The letters published in ‘Sri Sadhana Pathrika’ with the names of Sugathri and Saaleenudu, obviously pseudonyms or pen names, discussed various issues related to the problems of women. The other letters written with the names Bhavani and Komali reminds one of the popular essays of Joseph Addison and Richard Steele in their ‘The Spectator’. Many renowned critics of the period like Kalluri Venkata Narayana Rao and Rupanagudi Narayana Rao wrote book reviews and Janamanchi Sheshadri Sarma, Ballari Raghavacharyulu, Rallapalli Ananthakrishna Sarma, Chintha Deekshithulu and Chilukuri Narayana rao wrote essays related to literature and other arts.

Though traditional metric poetry was still popular at that time in Rayalaseema, lyrical poetry and free verse also flourished simultaneously. Research shows that ‘Sathyadhootha’, a journal published from Bellary from 1835 was the first journal of this region and many journals led the torch of the literature in later years.

Unfortunately many of them are not to be found now. When I went to Hosur, a year ago, Late K Kodandaramaiah’s brother told me that his father, Karupalli Sivarama Das used to publish a journal called ‘Haridas’ during the 1910s or 1920s, they preserved those back numbers for a long time and saw some stories in them.

My friend writer Sa Vem Ramesh told me that many Telugu journals were published during the very beginning of the last century from Arcot, Salem, Yettayarpuram (Near Kanyakumari) and Gummidipudi, which are now in Tamilnad.
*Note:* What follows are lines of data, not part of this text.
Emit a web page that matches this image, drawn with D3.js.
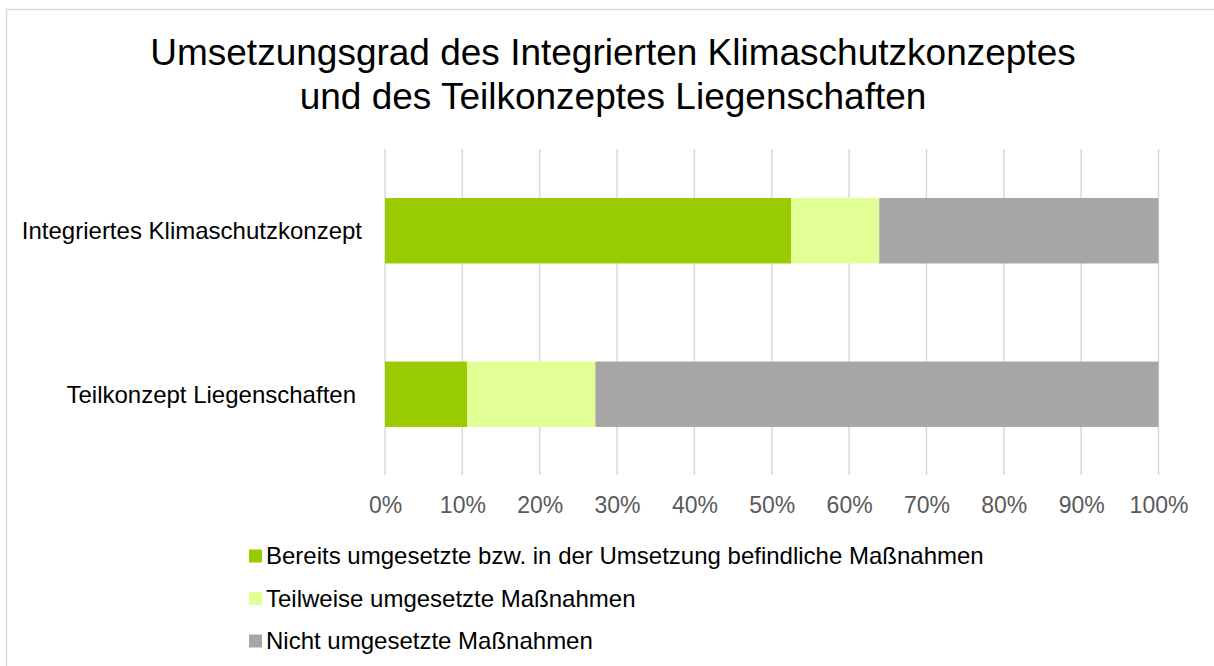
<!doctype html>
<html lang="de">
<head>
  <meta charset="utf-8">
  <title>Umsetzungsgrad</title>
  <script src="https://d3js.org/d3.v7.min.js"></script>
  <style>
    body { margin: 0; background: #fff; }
    text { font-family: "Liberation Sans", Arial, sans-serif; }
  </style>
</head>
<body>
<svg id="chart" width="1214" height="666"></svg>
<script>
// data (percent of measures)
var categories = ["Integriertes Klimaschutzkonzept", "Teilkonzept Liegenschaften"];
var seriesNames = [
  "Bereits umgesetzte bzw. in der Umsetzung befindliche Maßnahmen",
  "Teilweise umgesetzte Maßnahmen",
  "Nicht umgesetzte Maßnahmen"
];
var umgesetzt = [52.5, 10.6];
var teilweise = [11.4, 16.6];
var nicht = [36.1, 72.8];
var tickValues = [0, 10, 20, 30, 40, 50, 60, 70, 80, 90, 100];
var titleLines = ["Umsetzungsgrad des Integrierten Klimaschutzkonzeptes", "und des Teilkonzeptes Liegenschaften"];

var colors = ["#99cc00", "#e1ff94", "#a6a6a6"];

var svg = d3.select("#chart");

// outer frame (runs off the right and bottom edge)
svg.append("rect")
  .attr("x", 6.5).attr("y", 9.5)
  .attr("width", 1220).attr("height", 670)
  .attr("fill", "none").attr("stroke", "#d9d9d9").attr("stroke-width", 1.5);

// title
svg.append("g").selectAll("text")
  .data(titleLines)
  .enter().append("text")
  .attr("x", 613)
  .attr("y", function(d, i) { return 65 + i * 44; })
  .attr("text-anchor", "middle")
  .attr("font-size", 37)
  .attr("fill", "#000")
  .text(function(d) { return d; });

var x = d3.scaleLinear().domain([0, 100]).range([385, 1158.5]);
var y = d3.scaleBand().domain(categories).range([149, 476]).paddingInner(0.6).paddingOuter(0.3);

// gridlines
svg.append("g").selectAll("line")
  .data(tickValues)
  .enter().append("line")
  .attr("x1", function(d) { return x(d); })
  .attr("x2", function(d) { return x(d); })
  .attr("y1", 149).attr("y2", 475)
  .attr("stroke", "#d9d9d9").attr("stroke-width", 1.5);

// stacked data
var rows = categories.map(function(c, i) {
  return { cat: c, s0: umgesetzt[i], s1: teilweise[i], s2: nicht[i] };
});
var stack = d3.stack().keys(["s0", "s1", "s2"])(rows);

svg.append("g").selectAll("g")
  .data(stack)
  .enter().append("g")
  .attr("fill", function(d, i) { return colors[i]; })
  .selectAll("rect")
  .data(function(d) { return d; })
  .enter().append("rect")
  .attr("x", function(d) { return x(d[0]); })
  .attr("width", function(d) { return x(d[1]) - x(d[0]); })
  .attr("y", function(d) { return y(d.data.cat); })
  .attr("height", y.bandwidth());

// x axis labels
var xAxis = svg.append("g")
  .attr("transform", "translate(0,475)")
  .call(d3.axisBottom(x).tickValues(tickValues).tickSize(0).tickPadding(22)
    .tickFormat(function(d) { return d + "%"; }));
xAxis.select(".domain").remove();
xAxis.selectAll("text")
  .attr("font-family", "Liberation Sans, Arial, sans-serif")
  .attr("font-size", 23)
  .attr("fill", "#595959");

// category labels
var labelEnd = [362, 356];
svg.append("g").selectAll("text")
  .data(categories)
  .enter().append("text")
  .attr("x", function(d, i) { return labelEnd[i]; })
  .attr("y", function(d) { return y(d) + y.bandwidth() / 2; })
  .attr("dy", "0.35em")
  .attr("text-anchor", "end")
  .attr("font-size", 24)
  .attr("fill", "#000")
  .text(function(d) { return d; });

// legend
var legend = svg.append("g").selectAll("g")
  .data(seriesNames)
  .enter().append("g")
  .attr("transform", function(d, i) { return "translate(249," + (556 + i * 42.5) + ")"; });
legend.append("rect")
  .attr("x", 0).attr("y", -6.5)
  .attr("width", 13).attr("height", 13)
  .attr("fill", function(d, i) { return colors[i]; });
legend.append("text")
  .attr("x", 17)
  .attr("dy", "0.35em")
  .attr("font-size", 24)
  .attr("fill", "#000")
  .text(function(d) { return d; });
</script>
</body>
</html>
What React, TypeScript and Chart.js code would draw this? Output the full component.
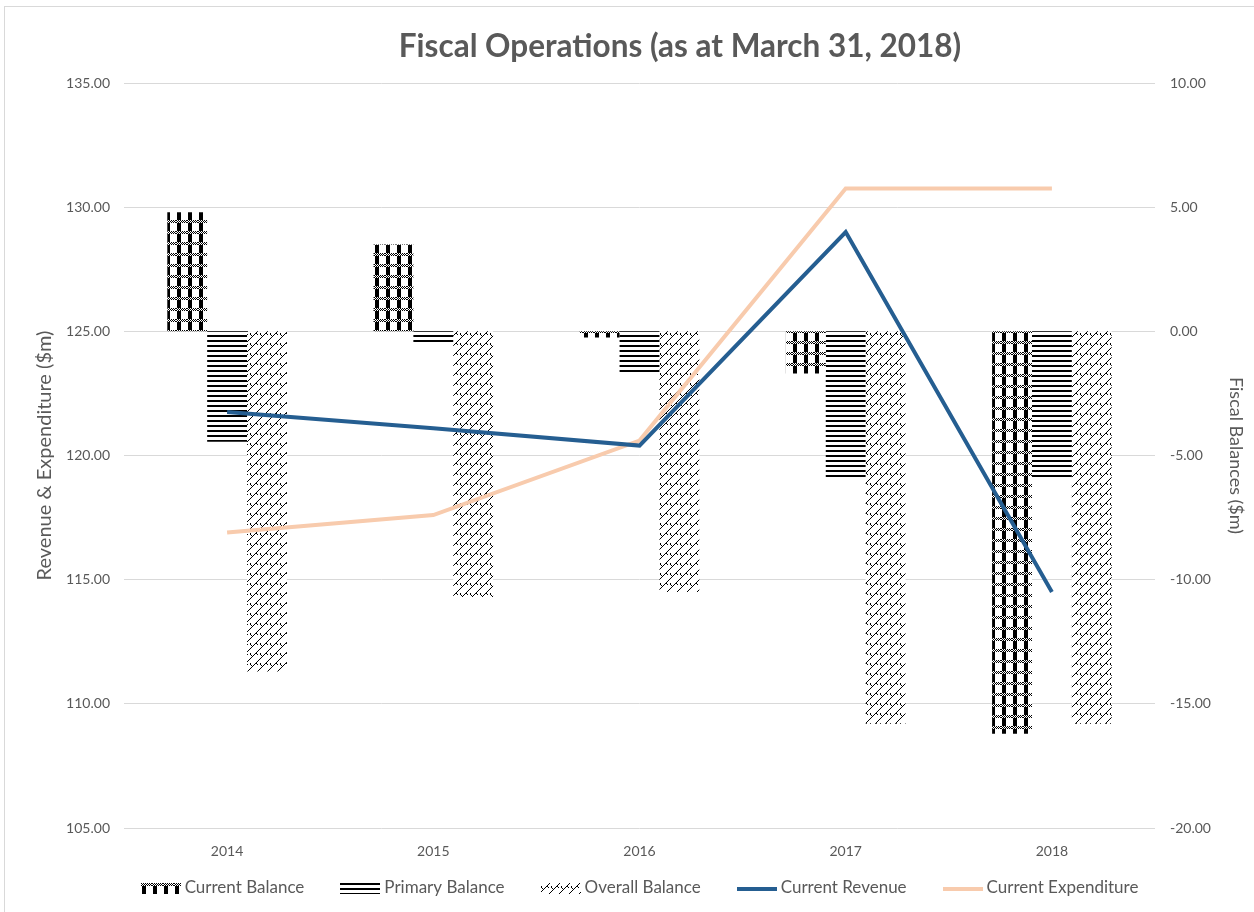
import React, { useEffect, useRef } from 'react';
import { Chart, registerables } from 'chart.js';

Chart.register(...registerables);

const years = ['2014', '2015', '2016', '2017', '2018'];
const currentBalance = [4.8, 3.5, -0.25, -1.7, -16.2];
const primaryBalance = [-4.45, -0.55, -1.65, -5.9, -5.9];
const overallBalance = [-13.7, -10.7, -10.5, -15.8, -15.8];
const currentRevenue = [121.75, 121.1, 120.4, 129.0, 114.5];
const currentExpenditure = [116.9, 117.6, 120.6, 130.75, 130.75];

const leftMin = 105;
const leftMax = 135;
const rightMin = -20;
const rightMax = 10;
const tickStep = 5;

const chartTitle = 'Fiscal Operations (as at March 31, 2018)';
const leftAxisTitle = 'Revenue & Expenditure ($m)';
const rightAxisTitle = 'Fiscal Balances ($m)';

const TEXT = '#595959';
const FONT = 'Lato';

function makeTile(w: number, h: number, draw: (px: (x: number, y: number) => void) => void) {
  const c = document.createElement('canvas');
  c.width = w;
  c.height = h;
  const ctx = c.getContext('2d')!;
  ctx.fillStyle = '#ffffff';
  ctx.fillRect(0, 0, w, h);
  ctx.fillStyle = '#000000';
  draw((x, y) => ctx.fillRect(((x % w) + w) % w, ((y % h) + h) % h, 1, 1));
  return c;
}

function buildPatterns() {
  const cb = document.createElement('canvas');
  cb.width = 11; cb.height = 11;
  const cctx = cb.getContext('2d')!;
  cctx.fillStyle = '#fff'; cctx.fillRect(0, 0, 11, 11);
  cctx.fillStyle = '#000';
  cctx.fillRect(1, 0, 4, 11);
  for (let y = 0; y < 3; y++) {
    for (let x = 0; x < 11; x++) {
      cctx.fillStyle = (x + y) % 2 === 0 ? '#000' : '#fff';
      cctx.fillRect(x, y, 1, 1);
    }
  }
  const pb = makeTile(4, 5, (px) => {
    for (let x = 0; x < 4; x++) { px(x, 0); px(x, 1); }
  });
  const ob = makeTile(10, 10, (px) => {
    for (let k = 0; k < 10; k++) px(3 + k, 5 - k);
    px(0, 3); px(0, 4); px(1, 5); px(2, 6);
    px(6, 3); px(7, 4);
  });
  return [cb, pb, ob];
}

export default function App() {
  const ref = useRef<HTMLCanvasElement>(null);

  useEffect(() => {
    const canvas = ref.current!;
    const ctx = canvas.getContext('2d')!;
    const tiles = buildPatterns();
    const pats = tiles.map((t) => ctx.createPattern(t, 'repeat')!);

    const swatch = (i: number) => {
      const c = document.createElement('canvas');
      c.width = 40; c.height = 11;
      const sc = c.getContext('2d')!;
      sc.fillStyle = sc.createPattern(tiles[i], 'repeat')!;
      sc.fillRect(0, 0, 40, 11);
      return c;
    };
    const lineSwatch = (color: string) => {
      const c = document.createElement('canvas');
      c.width = 40; c.height = 11;
      const sc = c.getContext('2d')!;
      sc.fillStyle = color;
      sc.fillRect(0, 4, 40, 4);
      return c;
    };

    const revColor = '#255e91';
    const expColor = '#f8cbad';

    const legendItems = [
      { label: 'Current Balance', sw: swatch(0) },
      { label: 'Primary Balance', sw: swatch(1) },
      { label: 'Overall Balance', sw: swatch(2) },
      { label: 'Current Revenue', sw: lineSwatch(revColor) },
      { label: 'Current Expenditure', sw: lineSwatch(expColor) },
    ];

    const decorPlugin = {
      id: 'decor',
      afterDraw(chart: any) {
        const c = chart.ctx as CanvasRenderingContext2D;
        const area = chart.chartArea;
        c.save();
        // title
        c.font = `bold 31.5px ${FONT}`;
        c.fillStyle = TEXT;
        c.textAlign = 'center';
        c.textBaseline = 'middle';
        c.fillText(chartTitle, 680, 47);
        // legend
        c.font = `17px ${FONT}`;
        c.textAlign = 'left';
        const swW = 40, gapText = 4, gapItem = 36;
        const widths = legendItems.map((it) => swW + gapText + c.measureText(it.label).width);
        const total = widths.reduce((a, b) => a + b, 0) + gapItem * (legendItems.length - 1);
        let x = (area.left + area.right) / 2 - total / 2;
        const y = chart.height - 24;
        legendItems.forEach((it, i) => {
          c.drawImage(it.sw, Math.round(x), Math.round(y - 5.5));
          c.fillText(it.label, x + swW + gapText, y);
          x += widths[i] + gapItem;
        });
        c.restore();
      },
    };

    const tickFont = { family: FONT, size: 14 };
    const fmt = (v: any) => Number(v).toFixed(2);

    const chart = new Chart(ctx, {
      type: 'bar',
      data: {
        labels: years,
        datasets: [
          { type: 'bar', label: 'Current Balance', data: currentBalance, yAxisID: 'y1', backgroundColor: pats[0], borderWidth: 0, order: 1 },
          { type: 'bar', label: 'Primary Balance', data: primaryBalance, yAxisID: 'y1', backgroundColor: pats[1], borderWidth: 0, order: 1 },
          { type: 'bar', label: 'Overall Balance', data: overallBalance, yAxisID: 'y1', backgroundColor: pats[2], borderWidth: 0, order: 1 },
          { type: 'line', label: 'Current Revenue', data: currentRevenue, yAxisID: 'y', borderColor: revColor, backgroundColor: revColor, borderWidth: 4, pointRadius: 0, tension: 0, order: 0 },
          { type: 'line', label: 'Current Expenditure', data: currentExpenditure, yAxisID: 'y', borderColor: expColor, backgroundColor: expColor, borderWidth: 4, pointRadius: 0, tension: 0, order: 0 },
        ] as any,
      },
      options: {
        animation: false,
        responsive: false,
        maintainAspectRatio: false,
        layout: { padding: { top: 83, left: 0, right: 0, bottom: 44 } },
        datasets: { bar: { categoryPercentage: 0.58, barPercentage: 1.0 } } as any,
        plugins: {
          legend: { display: false },
          tooltip: { enabled: false },
          title: { display: false },
        },
        scales: {
          x: {
            grid: { display: false },
            border: { display: false },
            ticks: { font: tickFont, color: TEXT, padding: 7 },
            afterFit: (s: any) => { s.height = 40; },
          },
          y: {
            position: 'left',
            min: leftMin,
            max: leftMax,
            ticks: { stepSize: tickStep, callback: fmt, font: tickFont, color: TEXT, padding: 14 },
            grid: { color: '#d9d9d9', drawTicks: false, lineWidth: 1 },
            border: { display: false },
            title: { display: true, text: leftAxisTitle, color: TEXT, font: { family: FONT, size: 20 }, padding: { top: 33, bottom: 0 } },
            afterFit: (s: any) => { s.width = 124; },
          },
          y1: {
            position: 'right',
            min: rightMin,
            max: rightMax,
            ticks: { stepSize: tickStep, callback: fmt, font: tickFont, color: TEXT, padding: 15 },
            grid: { display: false, drawTicks: false },
            border: { display: false },
            title: { display: true, text: rightAxisTitle, color: TEXT, font: { family: FONT, size: 18 }, padding: { top: 7, bottom: 0 } },
            afterFit: (s: any) => { s.width = 99; },
          },
        },
      } as any,
      plugins: [decorPlugin],
    });
    return () => chart.destroy();
  }, []);

  return (
    <div style={{ position: 'fixed', left: 0, top: 0, width: 1254, height: 912, background: '#fff' }}>
      <div style={{ position: 'absolute', left: 4, top: 6, width: 1300, height: 1000, border: '1px solid #d9d9d9', boxSizing: 'border-box' }} />
      <canvas ref={ref} width={1254} height={912} style={{ position: 'absolute', left: 0, top: 0, width: 1254, height: 912 }} />
    </div>
  );
}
All these facts prove that Rayalaseema was not lagging behind the other parts of Telugu in the awakening of the modernity.

However, it is also a proof of how backward we are in the rebuilding of history. The effort of Appireddy Harinadha Reddy, though a humble one is in fact a big leap in the direction of re-constructing history. The Central Sahithya Academy recognised his work by giving him the coveted Young writer award that he richly deserves.